The project, dubbed HBCU C2, sits at the intersection of technology and innovation. Launched under the tech giant’s Community Education Initiative, it was designed to inspire students at HBCUs to tap into the power of technology and use it as an avenue to drive change in their communities and beyond. Through the effort, nearly four dozen schools have transformed parts of their campuses into community coding hubs. HBCUs that are part of the initiative have offered tech-focused courses for those pursuing degrees, youth and the broader community.

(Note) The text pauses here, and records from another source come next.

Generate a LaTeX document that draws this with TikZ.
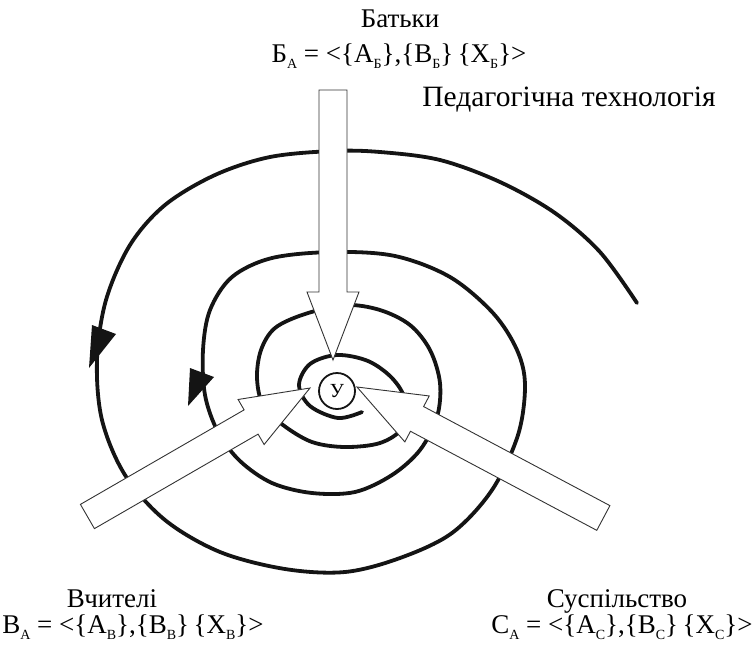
\documentclass[tikz,border=0pt]{standalone}
\usepackage{fontspec}
\setmainfont{Liberation Serif}
\usepackage{xcolor}
\usepackage{tikz}
\definecolor{edgegray}{HTML}{333333}
\definecolor{spiralink}{HTML}{141414}

\newcommand{\idx}[1]{\raisebox{-0.5ex}{\fontsize{14}{14}\selectfont #1}}
\newcommand{\blockarrow}[3]{%
  \draw[blockedge, shift={#1}, rotate=#2]
    (0,0) -- (-68,26) -- (-68,14) -- (-#3,14) -- (-#3,-14)
    -- (-68,-14) -- (-68,-26) -- cycle;}

\begin{document}
\begin{tikzpicture}[x=1pt, y=-1pt,
    spiral/.style={draw=spiralink, line width=3.8pt, line cap=round},
    blockedge/.style={draw=edgegray, fill=white, line width=0.9pt, line join=miter},
    tiphead/.style={fill=spiralink},
    label/.style={font=\fontsize{27}{30}\selectfont, anchor=base},
    formula/.style={font=\fontsize{27}{30}\selectfont, anchor=base}]
  \useasboundingbox (0,0) rectangle (753,649);

  % spiral, from the outer end inward
  \draw[spiral] plot[smooth, tension=0.55] coordinates {
    (637,303) (600,252) (555,213) (500,182) (440,160) (380,152) (333,151)
    (270,157) (215,175) (165,205) (130,245) (106,300) (97,360) (102,420)
    (125,475) (165,520) (220,552) (285,569) (345,572) (400,558) (452,533)
    (492,490) (518,435) (525,385) (517,350) (493,313) (450,277) (395,256)
    (333,252) (272,258) (232,277) (210,310) (203,350) (205,395) (218,432)
    (240,461) (272,483) (312,493) (355,492) (392,475) (420,450) (437,417)
    (440,383) (430,350) (410,325) (380,310) (345,305) (305,314) (275,328)
    (261,350) (257,378) (263,405) (283,425) (312,442) (345,447) (380,443)
    (402,428) (405,400) (392,378) (368,361) (337,355) (310,364) (299,385)
    (310,406) (338,418) (362,412)};
  \fill[tiphead] (92,325) -- (116,334) -- (89,368) -- cycle;
  \fill[tiphead] (190,368) -- (214,377) -- (188,406) -- cycle;

  % block arrows toward the pupil
  \blockarrow{(333,360)}{-90}{270}
  \blockarrow{(310,388)}{30}{257}
  \blockarrow{(357,387)}{152}{279}

  \node[draw=spiralink, line width=1.8pt, circle, minimum size=36pt, inner sep=0pt,
        font=\fontsize{20}{20}\selectfont] (pupil) at (337,391) {У};

  \node[label] (parents) at (400,27) {Батьки};
  \node[formula] (parentsset) at (399,62)
    {Б\idx{А} = <\{А\idx{Б}\},\{В\idx{Б}\}\,\{Х\idx{Б}\}>};
  \node[label, font=\fontsize{29.5}{32}\selectfont] (tech) at (569,106)
    {Педагогічна технологія};

  \node[label] (teachers) at (112,607) {Вчителі};
  \node[formula] (teachersset) at (133,633)
    {В\idx{А} = <\{А\idx{В}\},\{В\idx{В}\}\,\{Х\idx{В}\}>};

  \node[label] (society) at (617,607) {Суспільство};
  \node[formula] (societyset) at (622,633)
    {С\idx{А} = <\{А\idx{С}\},\{В\idx{С}\}\,\{Х\idx{С}\}>};
\end{tikzpicture}
\end{document}
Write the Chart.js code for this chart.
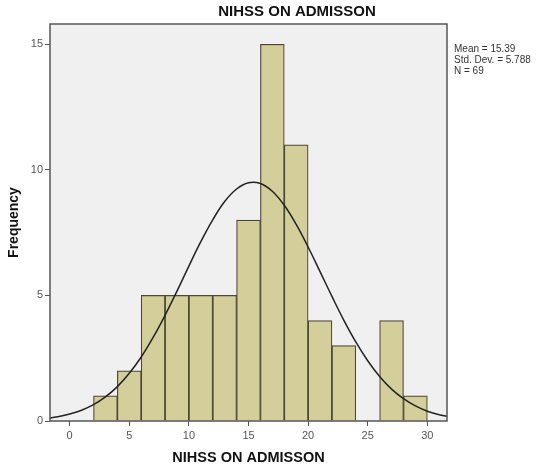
<!DOCTYPE html>
<html>
<head>
<meta charset="utf-8">
<script src="https://cdn.jsdelivr.net/npm/chart.js@4"></script>
<style>
  html, body { margin: 0; padding: 0; background: #fff; }
  #wrap { width: 538px; height: 465px; }
</style>
</head>
<body>
<div id="wrap"><canvas id="histChart" width="538" height="465"></canvas></div>
<script>
// histogram bins (width 2), centre of each bin and its count
const binCenters = [3, 5, 7, 9, 11, 13, 15, 17, 19, 21, 23, 25, 27, 29];
const binCounts  = [1, 2, 5, 5, 5, 5, 8, 15, 11, 4, 3, 0, 4, 1];

// normal curve
const curveX = [-2, -1, 0, 1, 2, 3, 4, 5, 6, 7, 8, 9, 10, 11, 12, 13, 14, 15, 16, 17, 18, 19, 20, 21, 22, 23, 24, 25, 26, 27, 28, 29, 30, 31, 32];
const curveY = [0.10, 0.17, 0.28, 0.43, 0.65, 0.96, 1.37, 1.90, 2.55, 3.33, 4.21, 5.17, 6.17, 7.14, 8.01, 8.74, 9.24, 9.49, 9.46, 9.15, 8.59, 7.83, 6.93, 5.95, 4.96, 4.01, 3.15, 2.40, 1.77, 1.27, 0.89, 0.60, 0.39, 0.25, 0.16];

const statLines = ['Mean = 15.39', 'Std. Dev. = 5.788', 'N = 69'];
const chartTitle = 'NIHSS ON ADMISSON';

const frame = {
    id: 'frame',
    beforeDraw(chart) {
        const { ctx, chartArea: a } = chart;
        ctx.save();
        ctx.fillStyle = '#f0f0f0';
        ctx.fillRect(a.left, a.top, a.right - a.left, a.bottom - a.top);
        ctx.restore();
    },
    afterDraw(chart) {
        const { ctx, chartArea: a } = chart;
        ctx.save();
        ctx.strokeStyle = '#555';
        ctx.lineWidth = 1.5;
        ctx.strokeRect(a.left, a.top, a.right - a.left, a.bottom - a.top);

        // title
        ctx.fillStyle = '#111';
        ctx.font = 'bold 15px Arial, "Liberation Sans", sans-serif';
        ctx.textAlign = 'center';
        ctx.textBaseline = 'middle';
        ctx.fillText(chartTitle, 297, 12);

        // stats box
        ctx.fillStyle = '#333';
        ctx.font = '10px Arial, "Liberation Sans", sans-serif';
        ctx.textAlign = 'left';
        statLines.forEach((t, i) => ctx.fillText(t, a.right + 7, 49 + i * 11));
        ctx.restore();
    }
};

const ctx = document.getElementById('histChart').getContext('2d');
new Chart(ctx, {
    data: {
        datasets: [{
            type: 'line',
            data: curveX.map((x, i) => ({ x: x, y: curveY[i] })),
            borderColor: '#222',
            borderWidth: 1.5,
            pointRadius: 0,
            tension: 0.4,
            fill: false,
            order: 0
        }, {
            type: 'bar',
            data: binCenters.map((x, i) => ({ x: x, y: binCounts[i] })),
            backgroundColor: '#d4cf9a',
            borderColor: '#4a4732',
            borderWidth: 1.2,
            barPercentage: 1,
            categoryPercentage: 1,
            grouped: false,
            order: 1
        }]
    },
    options: {
        responsive: false,
        animation: false,
        layout: { padding: { top: 24, right: 91, left: 0, bottom: 0 } },
        plugins: {
            legend: { display: false },
            tooltip: { enabled: false }
        },
        scales: {
            x: {
                type: 'linear',
                offset: false,
                min: -1.65,
                max: 31.65,
                afterFit(scale) { scale.height = 44; },
                ticks: {
                    stepSize: 5,
                    includeBounds: false,
                    color: '#555',
                    font: { family: 'Arial', size: 11 },
                    padding: 3
                },
                grid: { drawOnChartArea: false, drawTicks: true, tickLength: 5, color: '#555', offset: false },
                border: { display: false },
                title: {
                    display: true,
                    text: 'NIHSS ON ADMISSON',
                    color: '#111',
                    font: { family: 'Arial', size: 14.5, weight: 'bold', lineHeight: 1 },
                    padding: { top: 0, bottom: 0 }
                }
            },
            y: {
                type: 'linear',
                min: 0,
                max: 15.81,
                afterFit(scale) { scale.width = 50; },
                ticks: {
                    stepSize: 5,
                    includeBounds: false,
                    color: '#555',
                    font: { family: 'Arial', size: 11 },
                    padding: 2
                },
                grid: { drawOnChartArea: false, drawTicks: true, tickLength: 5, color: '#555' },
                border: { display: false },
                title: {
                    display: true,
                    text: 'Frequency',
                    color: '#111',
                    font: { family: 'Arial', size: 14, weight: 'bold' },
                    padding: { top: 6, bottom: 0 }
                }
            }
        }
    },
    plugins: [frame]
});
</script>
</body>
</html>
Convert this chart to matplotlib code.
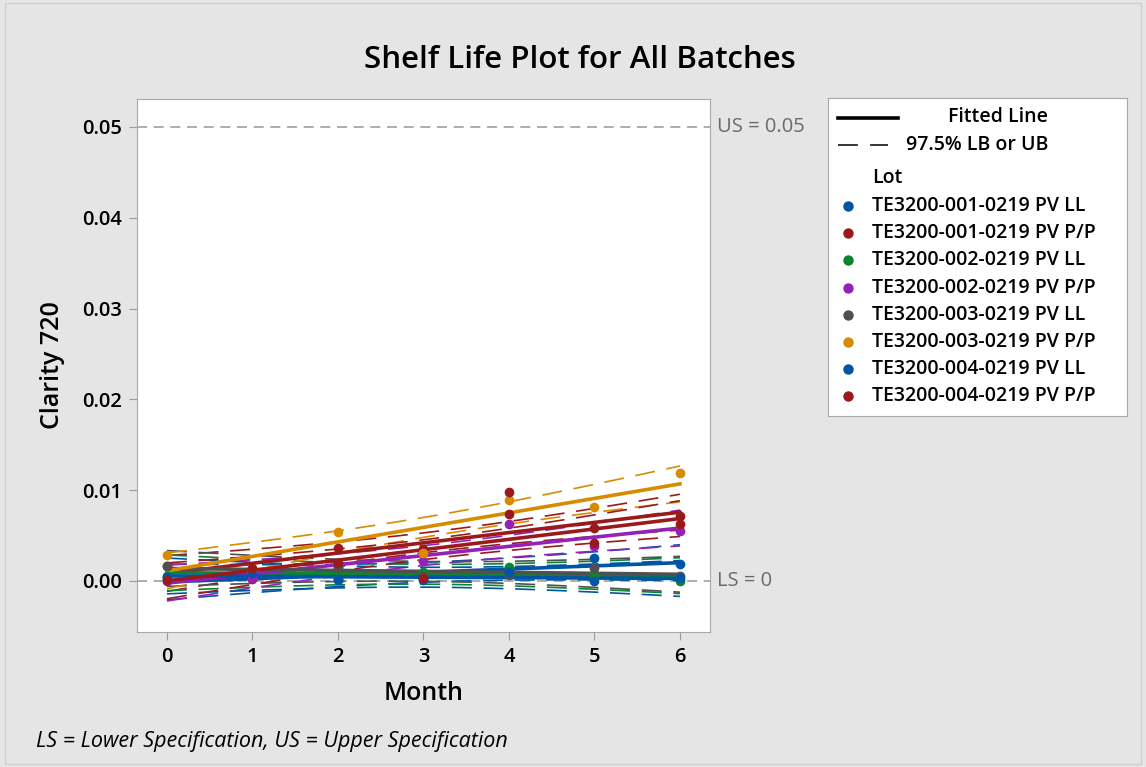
import numpy as np
import matplotlib
matplotlib.use("Agg")
import matplotlib.pyplot as plt
from matplotlib.patches import Rectangle

plt.rcParams['font.family'] = ['Open Sans', 'DejaVu Sans']

# data (clarity at each month, per lot)
months = [0, 1, 2, 3, 4, 5, 6]
lots = ["TE3200-001-0219 PV LL", "TE3200-001-0219 PV P/P",
        "TE3200-002-0219 PV LL", "TE3200-002-0219 PV P/P",
        "TE3200-003-0219 PV LL", "TE3200-003-0219 PV P/P",
        "TE3200-004-0219 PV LL", "TE3200-004-0219 PV P/P"]
lot_colors = ['#0055a5', '#9a1a1c', '#0b862f', '#9422b8',
              '#505050', '#d98b00', '#0055a5', '#9a1a1c']

clarity_001_ll = [0.0003, 0.0005, 0.0001, 0.0002, 0.0012, 0.0025, 0.0019]
clarity_001_pp = [0.0017, 0.0002, 0.0036, 0.0035, 0.0074, 0.0058, 0.0072]
clarity_002_ll = [0.0006, 0.0012, 0.0002, 0.0010, 0.0015, 0.0007, 0.0000]
clarity_002_pp = [0.0000, 0.0003, 0.0015, 0.0022, 0.0063, 0.0038, 0.0055]
clarity_003_ll = [0.0016, 0.0010, 0.0015, 0.0006, 0.0007, 0.0014, 0.0006]
clarity_003_pp = [0.0029, 0.0010, 0.0054, 0.0031, 0.0089, 0.0081, 0.0119]
clarity_004_ll = [0.0004, 0.0009, 0.0002, 0.0001, 0.0010, 0.0000, 0.0003]
clarity_004_pp = [0.0001, 0.0014, 0.0020, 0.0003, 0.0098, 0.0042, 0.0063]

lot_values = [clarity_001_ll, clarity_001_pp, clarity_002_ll, clarity_002_pp,
              clarity_003_ll, clarity_003_pp, clarity_004_ll, clarity_004_pp]

upper_spec = 0.05
lower_spec = 0.0
T_975 = 2.021  # t quantile, 0.975, ~40 df

# fit each lot, pool the error
x = np.array(months, dtype=float)
fits = []
sse = 0.0
n_total = 0
for vals in lot_values:
    y = np.array(vals)
    slope, intercept = np.polyfit(x, y, 1)
    sse += np.sum((y - (intercept + slope * x)) ** 2)
    n_total += len(y)
    fits.append((slope, intercept))
mse = sse / (n_total - 2 * len(lot_values))
xbar = x.mean()
sxx = np.sum((x - xbar) ** 2)

fig = plt.figure(figsize=(11.46, 7.67), dpi=100, facecolor='#e5e5e5')
fig.patches.append(Rectangle((0.004, 0.004), 0.992, 0.992, transform=fig.transFigure,
                             fill=False, edgecolor='#cfcfcf', lw=1))

ax = fig.add_axes([0.1195, 0.176, 0.5, 0.695])
ax.set_facecolor('white')

xs = np.linspace(0, 6, 100)
for (slope, intercept), col in zip(fits, lot_colors):
    se = np.sqrt(mse * (1 / len(x) + (xs - xbar) ** 2 / sxx))
    fit = intercept + slope * xs
    ax.plot(xs, fit + T_975 * se, color=col, lw=1.2, dashes=(12, 7), zorder=2)
    ax.plot(xs, fit - T_975 * se, color=col, lw=1.2, dashes=(12, 7), zorder=2)

for (slope, intercept), vals, col in zip(fits, lot_values, lot_colors):
    ax.plot(xs, intercept + slope * xs, color=col, lw=2.6, zorder=3)
    ax.plot(months, vals, 'o', color=col, ms=7, mec='none', zorder=4)

for spec in (upper_spec, lower_spec):
    ax.axhline(spec, color='#a0a0a0', lw=1.2, dashes=(6, 4), zorder=1)
ax.text(1.013, upper_spec, "US = 0.05", transform=ax.get_yaxis_transform(),
        va='center', ha='left', fontsize=14.5, color='#6a6a6a', clip_on=False)
ax.text(1.013, lower_spec, "LS = 0", transform=ax.get_yaxis_transform(),
        va='center', ha='left', fontsize=14.5, color='#6a6a6a', clip_on=False)

ax.set_xlim(-0.351, 6.351)
ax.set_ylim(-0.00562, 0.05308)
ax.set_xticks(months)
ax.set_yticks([0, 0.01, 0.02, 0.03, 0.04, 0.05])
ax.set_yticklabels(["0.00", "0.01", "0.02", "0.03", "0.04", "0.05"])
ax.tick_params(direction='out', length=6, color='#9a9a9a', labelsize=14.5, pad=5)
for lab in ax.get_xticklabels() + ax.get_yticklabels():
    lab.set_fontweight('semibold')
for sp in ax.spines.values():
    sp.set_color('#a8a8a8')

ax.set_xlabel("Month", fontsize=18, fontweight='semibold', labelpad=10)
ax.set_ylabel("Clarity 720", fontsize=18, fontweight='semibold', labelpad=12)
fig.text(0.506, 0.922, "Shelf Life Plot for All Batches", ha='center', va='center',
         fontsize=22.5, fontweight='semibold')
fig.text(0.031, 0.033, "LS = Lower Specification, US = Upper Specification",
         ha='left', va='center', fontsize=15.5, style='italic')

# legend panel drawn by hand
lg = fig.add_axes([828 / 1146, 1 - 416 / 767, 299 / 1146, 318 / 767])
lg.set_xlim(0, 299)
lg.set_ylim(318, 0)
lg.set_xticks([])
lg.set_yticks([])
for sp in lg.spines.values():
    sp.set_color('#a8a8a8')
lg.plot([10, 70], [20, 20], color='black', lw=2.6)
lg.text(120, 19, "Fitted Line", va='center', fontsize=14, fontweight='semibold')
lg.plot([10, 60], [47, 47], color='black', lw=1.1, dashes=(13, 8))
lg.text(78, 47, "97.5% LB or UB", va='center', fontsize=14, fontweight='semibold')
lg.text(44, 80, "Lot", va='center', fontsize=14, fontweight='semibold')
for i, (name, col) in enumerate(zip(lots, lot_colors)):
    yy = 108 + i * 27.2
    lg.plot(20, yy, 'o', color=col, ms=7.5, mec='none')
    lg.text(44, yy, name, va='center', fontsize=14, fontweight='semibold')

fig.savefig("out.png", dpi=100, facecolor=fig.get_facecolor())
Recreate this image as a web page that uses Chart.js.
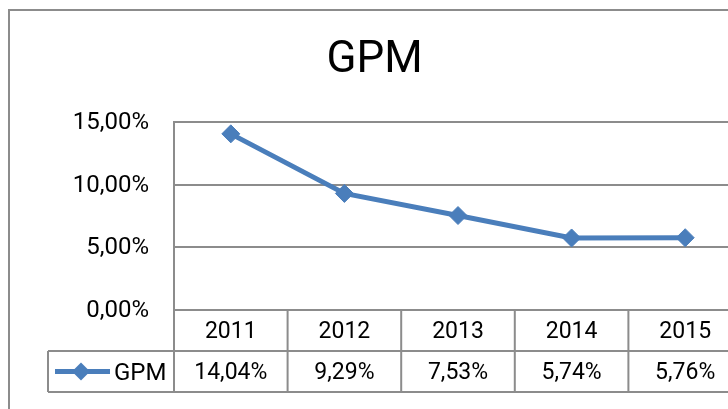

As part of the partnership, Apple will provide CAU with the equipment needed to advance its tech education programs and further build upon the burgeoning innovative renaissance in the city of Atlanta. The company will also provide funding for the school as well as scholarships and job opportunities. George T. French, Jr., who serves as President of Clark Atlanta University, says joining the initiative will be instrumental in helping HBCU students chart paths in the realm of tech. “We continue to move with momentum to ensure our scholars at Clark Atlanta University have access to a world class education and that mission includes offering initiatives that focus on technology and enhancing their analytical thinking skills,” he said in a statement. “We want our students to exercise their creativity, be competitive in the world of technology and be included in the technology career pipeline. Initiatives such as this brings them one step closer to that goal.”
HBCU C2 comes during a time when there’s still a stagnancy around racial diversity in the tech industry.